Comme ces prétendues lettres de Denis ne furent forgées que vers le ve ou vie siècle, Eusèbe de Césarée s’était contenté d’alléguer le témoignage de Phlégon, affranchi de l’empereur Adrien[1]. Cet auteur était aussi païen, et avait écrit l’histoire des olympiades, en seize livres, depuis leur origine jusqu’à l’an 140 de l’ère vulgaire. On lui fait dire qu’en la quatrième année de la deux cent deuxième olympiade il y eut la plus grande éclipse de soleil qu’on eût jamais vue : le jour fut changé en nuit à la sixième heure ; on voyait les étoiles, et un tremblement de terre renversa plusieurs édifices de la ville de Nicée en Bithynie. Eusèbe ajoute que les mêmes événements sont rapportés dans les monuments anciens des Grecs comme étant arrivés la dix-huitième année de Tibère. On croit qu’Eusèbe veut parler de Thallus, historien grec, déjà cité par Justin, Tertullien, et Jules Africain ; mais l’ouvrage de Thallus ni celui de Phlégon n’étant point parvenus jusqu’à nous, l’on ne peut juger de l’exactitude des deux citations que par le raisonnement.

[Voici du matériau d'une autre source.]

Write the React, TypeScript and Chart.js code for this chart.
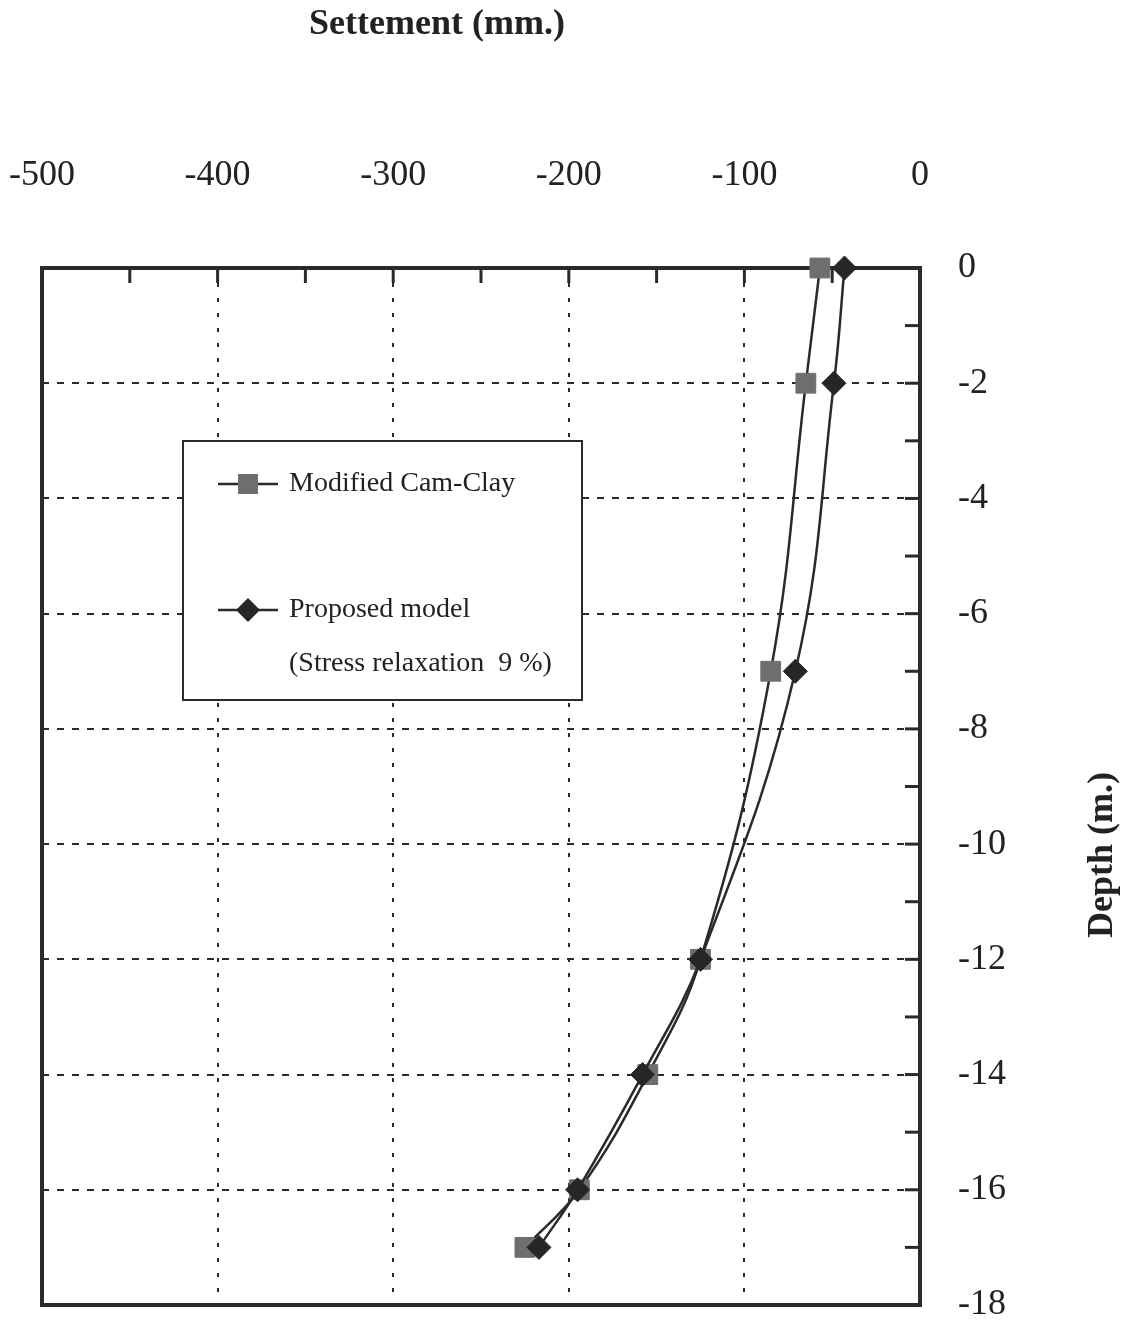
import React, { useEffect, useRef } from 'react';
import { Chart, registerables } from 'chart.js';

Chart.register(...registerables);

const depths = [0, -2, -7, -12, -14, -16, -17];
const camClaySettlement = [-57, -65, -85, -125, -155, -194, -225];
const proposedSettlement = [-43, -49, -71, -125, -158, -195, -217];
const xTitle = 'Settement (mm.)';
const yTitle = 'Depth (m.)';
const legendLabels = ['Modified Cam-Clay', 'Proposed model', '(Stress relaxation  9 %)'];

const INK = '#2a2a2a';
const SERIF = '"Liberation Serif", "DejaVu Serif", serif';

const decor = {
  id: 'decor',
  beforeDatasetsDraw(chart: any) {
    const { ctx, chartArea: a, scales } = chart;
    const xs = scales.x;
    const ys = scales.y;
    ctx.save();
    ctx.strokeStyle = INK;
    ctx.lineCap = 'butt';
    // inward ticks
    ctx.lineWidth = 3;
    for (let v = -450; v < 0; v += 50) {
      const px = xs.getPixelForValue(v);
      ctx.beginPath();
      ctx.moveTo(px, a.top);
      ctx.lineTo(px, a.top + 15);
      ctx.stroke();
    }
    for (let d = -1; d > -18; d--) {
      const py = ys.getPixelForValue(d);
      ctx.beginPath();
      ctx.moveTo(a.right - 15, py);
      ctx.lineTo(a.right, py);
      ctx.stroke();
    }
    // frame
    ctx.lineWidth = 4;
    ctx.strokeRect(a.left, a.top, a.right - a.left, a.bottom - a.top);

    // legend box
    const lx = a.left + 141;
    const ly = a.top + 173;
    const lw = 399;
    const lh = 259;
    ctx.fillStyle = '#ffffff';
    ctx.fillRect(lx, ly, lw, lh);
    ctx.lineWidth = 2;
    ctx.strokeRect(lx, ly, lw, lh);

    const rows = [ly + 43, ly + 169, ly + 223];
    ctx.lineWidth = 2.5;
    for (let i = 0; i < 2; i++) {
      const yy = rows[i];
      ctx.strokeStyle = INK;
      ctx.beginPath();
      ctx.moveTo(lx + 35, yy);
      ctx.lineTo(lx + 95, yy);
      ctx.stroke();
      if (i === 0) {
        ctx.fillStyle = '#6e6e6e';
        ctx.fillRect(lx + 65 - 10, yy - 10, 20, 20);
      } else {
        ctx.fillStyle = '#262626';
        ctx.beginPath();
        ctx.moveTo(lx + 65, yy - 12);
        ctx.lineTo(lx + 77, yy);
        ctx.lineTo(lx + 65, yy + 12);
        ctx.lineTo(lx + 53, yy);
        ctx.closePath();
        ctx.fill();
      }
    }
    ctx.fillStyle = '#222';
    ctx.font = `28px ${SERIF}`;
    ctx.textAlign = 'left';
    ctx.textBaseline = 'middle';
    legendLabels.forEach((t, i) => ctx.fillText(t, lx + 106, rows[i]));
    ctx.restore();
  },
  afterDraw(chart: any) {
    const { ctx, chartArea: a } = chart;
    ctx.save();
    ctx.fillStyle = '#222';
    ctx.font = `bold 36px ${SERIF}`;
    ctx.textAlign = 'center';
    ctx.textBaseline = 'middle';
    ctx.fillText(xTitle, a.left + 395, 25);
    ctx.translate(1103, a.top + 587);
    ctx.rotate(-Math.PI / 2);
    ctx.fillText(yTitle, 0, 0);
    ctx.restore();
  },
};

export default function App() {
  const ref = useRef<HTMLCanvasElement | null>(null);
  useEffect(() => {
    if (!ref.current) return;
    const chart = new Chart(ref.current, {
      type: 'scatter',
      data: {
        datasets: [
          {
            label: legendLabels[0],
            data: depths.map((d, i) => ({ x: camClaySettlement[i], y: d })),
            showLine: true,
            tension: 0.4,
            borderColor: INK,
            borderWidth: 2.5,
            pointStyle: 'rect',
            pointRadius: 14,
            pointBackgroundColor: '#6e6e6e',
            pointBorderColor: '#6e6e6e',
            pointBorderWidth: 1,
            clip: false,
            order: 2,
          } as any,
          {
            label: legendLabels[1],
            data: depths.map((d, i) => ({ x: proposedSettlement[i], y: d })),
            showLine: true,
            tension: 0.4,
            borderColor: INK,
            borderWidth: 2.5,
            pointStyle: 'rectRot',
            pointRadius: 12,
            pointBackgroundColor: '#262626',
            pointBorderColor: '#262626',
            pointBorderWidth: 1,
            clip: false,
            order: 1,
          } as any,
        ],
      },
      plugins: [decor],
      options: {
        responsive: false,
        animation: false,
        layout: { autoPadding: false, padding: { left: 42, top: 0, right: 0, bottom: 21 } },
        plugins: { legend: { display: false }, tooltip: { enabled: false } },
        scales: {
          x: {
            type: 'linear',
            position: 'top',
            min: -500,
            max: 0,
            afterFit: (s: any) => { s.height = 268; s.paddingLeft = 0; s.paddingRight = 0; },
            ticks: {
              stepSize: 100,
              padding: 71,
              color: '#222',
              font: { family: SERIF, size: 36 },
            },
            grid: { color: INK, lineWidth: 2, drawTicks: false },
            border: { display: false, dash: [4, 11] },
          },
          y: {
            type: 'linear',
            position: 'right',
            min: -18,
            max: 0,
            afterFit: (s: any) => { s.width = 213; s.paddingTop = 0; s.paddingBottom = 0; },
            ticks: {
              stepSize: 2,
              padding: 38,
              color: '#222',
              font: { family: SERIF, size: 36 },
            },
            grid: { color: INK, lineWidth: 2, drawTicks: false },
            border: { display: false, dash: [7, 8] },
          },
        },
      } as any,
    });
    return () => chart.destroy();
  }, []);
  return (
    <canvas
      ref={ref}
      width={1133}
      height={1326}
      style={{ position: 'absolute', left: 0, top: 0, display: 'block', background: '#fff' }}
    />
  );
}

Il est vrai que le Chronicon paschale des Grecs, ainsi que saint Jérôme, Anastase, l’auteur de l’Historia miscellanea, et Fréculphe de Luxem[2] parmi les Latins, se réunissent tous à représenter le fragment de Phlégon de la même manière, et s’accordent à y lire le même nombre qu’Eusèbe. Mais on sait que ces cinq témoins, allégués comme uniformes dans leur déposition, ont traduit ou copié le passage, non de Phlégon lui-même, mais d’Eusèbe, qui l’a cité le premier ; et Jean Philoponus, qui avait lu Phlégon, bien loin d’être d’accord avec Eusèbe, en diffère de deux ans. On pourrait aussi nommer Maxime et Madela comme ayant vécu dans le temps que l’ouvrage de Phlégon subsistait encore, et alors voici le résultat. Cinq des auteurs cités sont des copistes ou des traducteurs d’Eusèbe. Philoponus, là où il déclare qu’il rapporte les propres termes de Phlégon, lit d’une seconde façon,

  1. Voici le passage de Phlégon, cité par Eusèbe : « La 4e année de la 202e olympiade, il y eut une éclipse de soleil, la plus grande qu’on eût encore vue. Il survint à la sixième heure du jour une nuit si obscure que les étoiles parurent dans le ciel. Il se fit, de plus, un grand tremblement de terre qui renversa plusieurs maisons de Nicée, en Bithynie. »
  2. M. Louis du Bois, de Lisieux, a le premier, en 1825, signalé le mot Luxem comme mis par erreur pour Lisieux, dont Fréculphe fut évêque au ixe siècle. On a de Fréculphe une Chronique en latin, imprimée plusieurs fois au xvie siècle, et réimprimée dans la Bibliotheca Patrum. (B.)